Iceland is great for energy intensive stuff like Bitcoin, their main export is aluminium refining because they have oodles of geo-power to draw on (basically their main export is geothermal energy). Sunny places with decent infrastructure could do quite well too.... so naturally (being humanity) let's just run the whole thing off coal and firewood and dried baby seals, why not. :facepalm:
Iceland has oodles of geo-power, which could be put to use making the world a better place. Or it could just be wasted on idiocy like bitcoin. It's a world resource, and wasting that resource is just as bad, imo, as wasting any other.
 
Yep I agree with that too. Would like to know how much of the world's energy goes on watching porn, playing video games, facebook online advertising data collection etc.
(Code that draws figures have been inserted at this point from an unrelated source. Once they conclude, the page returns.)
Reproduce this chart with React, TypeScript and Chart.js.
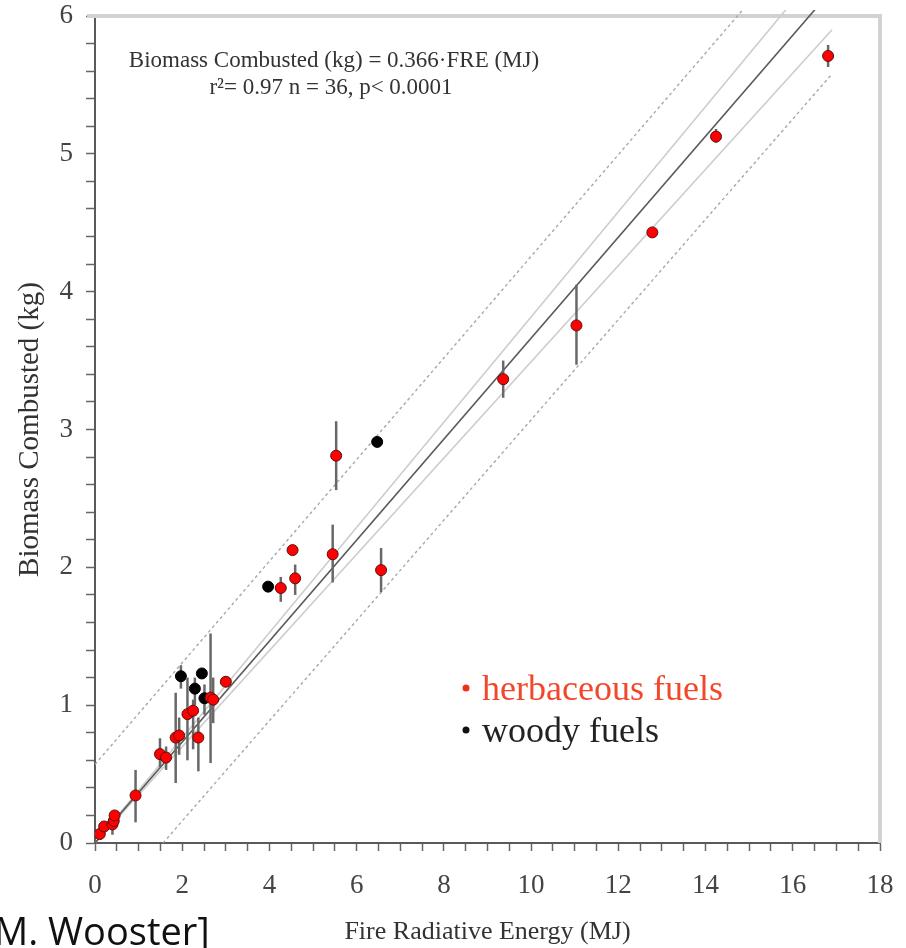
import React, { useEffect, useRef } from 'react';
import { Chart, registerables } from 'chart.js';

Chart.register(...registerables);

// Herbaceous fuels (red points)
const herbX = [0.11, 0.21, 0.4, 0.43, 0.45, 0.93, 1.49, 1.63, 1.85, 1.93, 2.12, 2.25, 2.37, 2.65, 2.71, 3.0, 4.26, 4.53, 4.59, 5.45, 5.53, 6.56, 9.36, 11.04, 12.78, 14.24, 16.81];
const herbY = [0.065, 0.12, 0.135, 0.16, 0.2, 0.345, 0.645, 0.62, 0.765, 0.78, 0.935, 0.96, 0.765, 1.055, 1.04, 1.17, 1.85, 2.125, 1.92, 2.095, 2.81, 1.98, 3.365, 3.755, 4.43, 5.125, 5.71];
const herbLo = [null, null, 0.06, 0.12, null, 0.15, 0.55, 0.53, 0.435, 0.64, 0.6, 0.68, 0.52, 0.58, 0.87, null, 1.75, null, 1.8, 1.89, 2.56, 1.82, 3.23, 3.47, null, 5.08, 5.63];
const herbHi = [null, null, 0.18, 0.22, null, 0.53, 0.76, 0.7, 1.09, 0.91, 1.2, 1.04, 0.91, 1.52, 1.2, null, 1.93, null, 2.02, 2.31, 3.06, 2.14, 3.5, 4.05, null, 5.18, 5.79];

// Woody fuels (black points)
const woodX = [1.97, 2.29, 2.45, 2.51, 3.97, 6.47];
const woodY = [1.21, 1.12, 1.23, 1.05, 1.86, 2.91];
const woodLo = [1.12, 1.0, null, 0.93, null, null];
const woodHi = [1.29, 1.2, null, 1.15, null, null];

// Fitted line and bands
const fitX = [0, 16.9];
const fitY = [0, 6.19];
const confHiY = [0, 6.45];
const confLoY = [0, 5.9];
const predHiX = [0, 16.9];
const predHiY = [0.57, 6.8];
const predLoX = [1.56, 16.9];
const predLoY = [0, 5.58];

// Axis ticks
const xTickLabels = [0, 2, 4, 6, 8, 10, 12, 14, 16, 18];
const yTickLabels = [0, 1, 2, 3, 4, 5, 6];

const equationLines = ['Biomass Combusted (kg) = 0.366\u00B7FRE (MJ)', 'r\u00B2= 0.97 n = 36, p< 0.0001'];
const legendItems = [
  { label: 'herbaceous fuels', color: '#f2472a', dot: '#f2301a' },
  { label: 'woody fuels', color: '#222222', dot: '#111111' },
];
const creditText = 'M. Wooster]';

const SERIF = '"Liberation Serif", "DejaVu Serif", serif';

function pts(xs: number[], ys: number[]) {
  return xs.map((x, i) => ({ x, y: ys[i] }));
}

export default function App() {
  const ref = useRef<HTMLCanvasElement>(null);

  useEffect(() => {
    const canvas = ref.current;
    if (!canvas) return;

    const errorBars = {
      id: 'errorBars',
      beforeDatasetDraw(chart: any, args: any) {
        const ds = chart.data.datasets[args.index];
        if (!ds.errLo) return;
        const { ctx, scales } = chart;
        const xs = scales.x;
        const ys = scales.y;
        ctx.save();
        ctx.strokeStyle = '#686868';
        ctx.lineWidth = 2.5;
        ds.data.forEach((p: any, i: number) => {
          const lo = ds.errLo[i];
          const hi = ds.errHi[i];
          if (lo == null || hi == null) return;
          const px = xs.getPixelForValue(p.x);
          ctx.beginPath();
          ctx.moveTo(px, ys.getPixelForValue(lo));
          ctx.lineTo(px, ys.getPixelForValue(hi));
          ctx.stroke();
        });
        ctx.restore();
      },
    };

    const frame = {
      id: 'frame',
      beforeDatasetsDraw(chart: any) {
        const { ctx, chartArea } = chart;
        const { left, top, right, bottom } = chartArea;
        ctx.save();
        ctx.strokeStyle = '#d2d2d2';
        ctx.lineWidth = 4;
        ctx.beginPath();
        ctx.moveTo(left - 8, top);
        ctx.lineTo(right, top);
        ctx.lineTo(right, bottom);
        ctx.stroke();
        ctx.restore();
      },
    };

    const texts = {
      id: 'texts',
      afterDraw(chart: any) {
        const { ctx } = chart;
        ctx.save();
        // equation
        ctx.fillStyle = '#333';
        ctx.font = `23px ${SERIF}`;
        ctx.textAlign = 'center';
        ctx.textBaseline = 'alphabetic';
        ctx.fillText(equationLines[0], 334, 67);
        ctx.fillText(equationLines[1], 331, 94);
        // legend
        ctx.font = `36px ${SERIF}`;
        ctx.textAlign = 'left';
        legendItems.forEach((it, i) => {
          const base = 700 + i * 42;
          ctx.fillStyle = it.dot;
          ctx.beginPath();
          ctx.arc(466, base - 12, 3.5, 0, Math.PI * 2);
          ctx.fill();
          ctx.fillStyle = it.color;
          ctx.fillText(it.label, 482, base);
        });
        // credit
        ctx.fillStyle = '#111';
        ctx.font = `38px "Open Sans", "Noto Sans", sans-serif`;
        ctx.fillText(creditText, -6, 945);
        ctx.restore();
      },
    };

    const lineDs = (data: any[], color: string, width: number, dash: number[] = []) => ({
      type: 'line' as const,
      data,
      borderColor: color,
      borderWidth: width,
      borderDash: dash,
      pointRadius: 0,
      fill: false,
      order: 10,
      clip: { left: 0, top: 6, right: 0, bottom: 0 },
    });

    const chart = new Chart(canvas, {
      type: 'scatter',
      data: {
        datasets: [
          {
            label: 'herbaceous fuels',
            data: pts(herbX, herbY),
            backgroundColor: '#ff0000',
            borderColor: '#5a1010',
            borderWidth: 1,
            pointRadius: 5.5,
            order: 1,
            errLo: herbLo,
            errHi: herbHi,
          } as any,
          {
            label: 'woody fuels',
            data: pts(woodX, woodY),
            backgroundColor: '#000000',
            borderColor: '#000000',
            borderWidth: 1,
            pointRadius: 5.5,
            order: 2,
            errLo: woodLo,
            errHi: woodHi,
          } as any,
          lineDs(pts(fitX, fitY), '#5a5a5a', 1.6),
          lineDs(pts(fitX, confHiY), '#cdcdcd', 1.6),
          lineDs(pts(fitX, confLoY), '#cdcdcd', 1.6),
          lineDs(pts(predHiX, predHiY), '#a8a8a8', 1.4, [3, 3]),
          lineDs(pts(predLoX, predLoY), '#a8a8a8', 1.4, [3, 3]),
        ],
      },
      options: {
        animation: false,
        responsive: false,
        maintainAspectRatio: false,
        layout: { padding: { top: 16, right: 26, left: 0, bottom: 0 } },
        plugins: { legend: { display: false }, tooltip: { enabled: false } },
        scales: {
          x: {
            type: 'linear',
            min: 0,
            max: 18,
            afterFit: (s: any) => {
              s.height = 105;
              s.paddingLeft = 0;
              s.paddingRight = 0;
            },
            ticks: {
              stepSize: 0.5,
              autoSkip: false,
              maxRotation: 0,
              padding: 19,
              color: '#444',
              font: { family: SERIF, size: 27 },
              callback: (v: any) => {
                const n = Number(v);
                return xTickLabels.some((t) => Math.abs(t - n) < 1e-6) ? String(Math.round(n)) : '';
              },
            },
            grid: { drawOnChartArea: false, drawTicks: true, tickLength: 8, tickColor: '#666', tickWidth: 1.5 },
            border: { display: true, color: '#5a5a5a', width: 2 },
            title: {
              display: true,
              text: 'Fire Radiative Energy (MJ)',
              color: '#333',
              font: { family: SERIF, size: 26 },
              padding: { top: 0, bottom: 0 },
            },
          },
          y: {
            type: 'linear',
            min: 0,
            max: 6,
            afterFit: (s: any) => {
              s.width = 95;
              s.paddingTop = 0;
              s.paddingBottom = 0;
            },
            ticks: {
              stepSize: 0.2,
              autoSkip: false,
              padding: 13,
              color: '#444',
              font: { family: SERIF, size: 27 },
              callback: (v: any) => {
                const n = Number(v);
                return yTickLabels.some((t) => Math.abs(t - n) < 1e-6) ? String(Math.round(n)) : '';
              },
            },
            grid: { drawOnChartArea: false, drawTicks: true, tickLength: 9, tickColor: '#666', tickWidth: 1.5 },
            border: { display: true, color: '#5a5a5a', width: 2 },
            title: {
              display: true,
              text: 'Biomass Combusted (kg)',
              color: '#333',
              font: { family: SERIF, size: 29 },
              padding: { top: 13, bottom: 0 },
            },
          },
        },
      },
      plugins: [errorBars, frame, texts],
    });

    return () => chart.destroy();
  }, []);

  return (
    <div style={{ position: 'absolute', left: 0, top: 0, width: 906, height: 948, background: '#fff' }}>
      <canvas ref={ref} width={906} height={948} style={{ display: 'block', width: 906, height: 948 }} />
    </div>
  );
}
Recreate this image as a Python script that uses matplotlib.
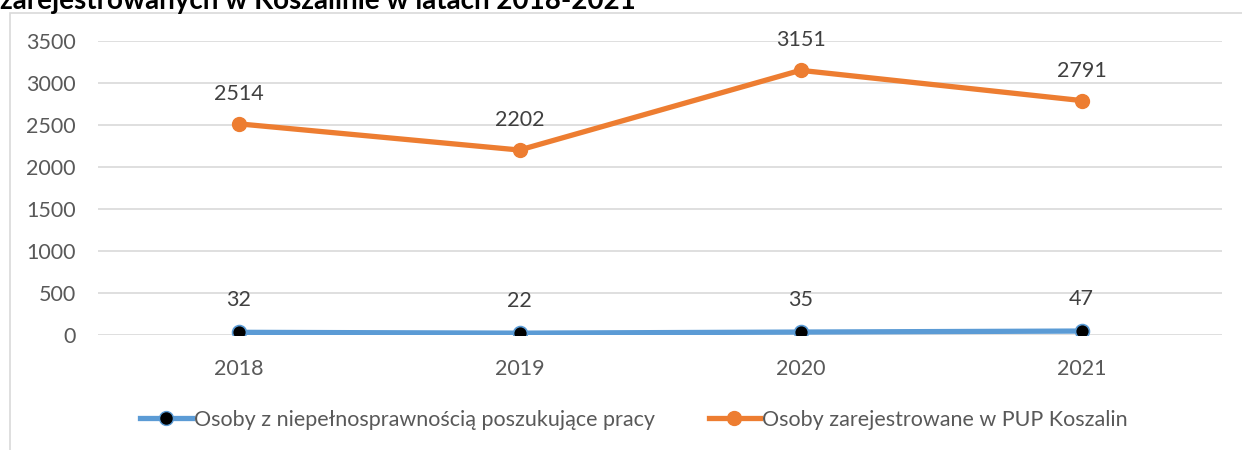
import matplotlib.pyplot as plt
from matplotlib.patches import Rectangle
from matplotlib.lines import Line2D

years = ["2018", "2019", "2020", "2021"]
disabled = [32, 22, 35, 47]
registered = [2514, 2202, 3151, 2791]
label_disabled = "Osoby z niepełnosprawnością poszukujące pracy"
label_registered = "Osoby zarejestrowane w PUP Koszalin"
title = "zarejestrowanych w Koszalinie w latach 2018-2021"

BLUE = "#5B9BD5"
ORANGE = "#ED7D31"
GRID = "#D9D9D9"
TEXT = "#595959"
FS = 15.5

plt.rcParams['font.family'] = ['Lato', 'DejaVu Sans']

W, H = 1242, 450
fig = plt.figure(figsize=(W / 100, H / 100), dpi=100)

# chart border (cut off at right and bottom)
fig.patches.append(Rectangle((10 / W, -0.1), 1.2, 1 - 13 / H + 0.1, transform=fig.transFigure,
                             fill=False, edgecolor=GRID, linewidth=1.2))
fig.text(0, 1 - 9 / H, title, fontsize=20, fontweight='bold', color='black',
         ha='left', va='baseline')

ax = fig.add_axes([98 / W, 1 - 335 / H, 1124 / W, 294 / H])
x = range(len(years))

ax.plot(x, disabled, color=BLUE, linewidth=3.8, marker='o', markersize=10,
        markerfacecolor='black', markeredgecolor=BLUE, markeredgewidth=1.2, zorder=3)
ax.plot(x, registered, color=ORANGE, linewidth=3.8, marker='o', markersize=10,
        markerfacecolor=ORANGE, markeredgecolor=ORANGE, zorder=3)

for xi, v in zip(x, disabled):
    ax.annotate(str(v), (xi, v), xytext=(0, 23), textcoords='offset points',
                ha='center', va='center', fontsize=FS, color='#404040')
for xi, v in zip(x, registered):
    ax.annotate(str(v), (xi, v), xytext=(0, 21.5), textcoords='offset points',
                ha='center', va='center', fontsize=FS, color='#404040')

ax.set_xlim(-0.5, 3.5)
ax.set_ylim(0, 3500)
ax.set_yticks(range(0, 3501, 500))
ax.set_xticks(list(x))
ax.set_xticklabels(years)
ax.yaxis.grid(True, color=GRID, linewidth=1.2)
ax.set_axisbelow(True)
for s in ax.spines.values():
    s.set_visible(False)
ax.tick_params(length=0, labelsize=FS, labelcolor=TEXT)
ax.tick_params(axis='y', pad=16)
ax.tick_params(axis='x', pad=17)

handles = [
    Line2D([], [], color=BLUE, linewidth=3.8, marker='o', markersize=10,
           markerfacecolor='black', markeredgecolor=BLUE),
    Line2D([], [], color=ORANGE, linewidth=3.8, marker='o', markersize=10,
           markerfacecolor=ORANGE, markeredgecolor=ORANGE),
]
fig.legend(handles, [label_disabled, label_registered], loc='center',
           bbox_to_anchor=(634 / W, 1 - 420 / H), ncol=2, frameon=False,
           fontsize=FS, labelcolor=TEXT, handlelength=2.4, handletextpad=0.1,
           columnspacing=2.5)

fig.savefig("out.png", dpi=100)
But, blockchain is a uniquely wasteful / greedy mechanism built up out a sort of game theory attitude isn't it, to get rid of the need to trust anyone or anything.

I agree, I don't feel able to evaluate the total cost of a bitcoin transaction versus the total cost of an incumbent transaction... but for now a person buying a car for example by selling some bitcoin is causing both costs, the cost of transacting bitcoins for fiat, then the cost of the fiat transaction for the car or whatever.

The Beautiful Mind (Nash) type approach to life that hates trust and pretty much all the social things that make us human is itself an interesting characteristic of the Libertarian mindset. Of course "trust" in this case is a technical term to do with information processes and security architecture but I'm convinced that a lot of Libs can't tell the difference, for them it's about trust as in human interactions too. Not sure what I'm saying here... feel free to ignore.
 
Iceland has oodles of geo-power, which could be put to use making the world a better place. Or it could just be wasted on idiocy like bitcoin. It's a world resource, and wasting that resource is just as bad, imo, as wasting any other.

Wot, you wanna fight me? Don't waste your time, go fight bitcoin then if you think it's so bad. I doubt calling it idiocy is going to do much to stop it though. Maybe try sneering and tutting louder.
 
Wot, you wanna fight me? Don't waste your time, go fight bitcoin then if you think it's so bad. I doubt calling it idiocy is going to do much to stop it though. Maybe try sneering and tutting louder.
What?

I am pointing out that clean resources such as geo-power are also valuable resources.

I'm disgusted by what is happening with bitcoin. I think it's fucking evil. I'll say as much as often as I like, thanks very much.
 
The Beautiful Mind (Nash) type approach to life that hates trust and pretty much all the social things that make us human is itself an interesting characteristic of the Libertarian mindset. Of course "trust" in this case is a technical term to do with information processes and security architecture but I'm convinced that a lot of Libs can't tell the difference, for them it's about trust as in human interactions too.
Yep. i think with bitcoin this trust-free aspect is quite explicit, making it attractive to people who err close to a conspiracist type individualism, with the feature it has of supposedly being beyond the reach of The State and Big Banks etc. But that idea's turned out to be a bit of an illusion anyway seeing as the power to determine what happens next is still in the hands of a few major players.
eg) Putin's Aide Seeks $100 Million to Rival China in Bitcoin Mining .
 
I know you don't like him, I read your reasons... I felt a little embarrassed for you really. Ultimately though I don't care what you think.
It’s not that I don’t like him, it’s that he talks utter bollocks. You read what I posted, but you didn’t offer a single shred of refutation. The guy simply knows nothing about the subjects he is ranting about. This latest nonsense is a great example of that — we know exactly what the energy consumption of Visa is — it’s been quoted in this thread — and it’s the minutest fraction of the cost of bitcoin.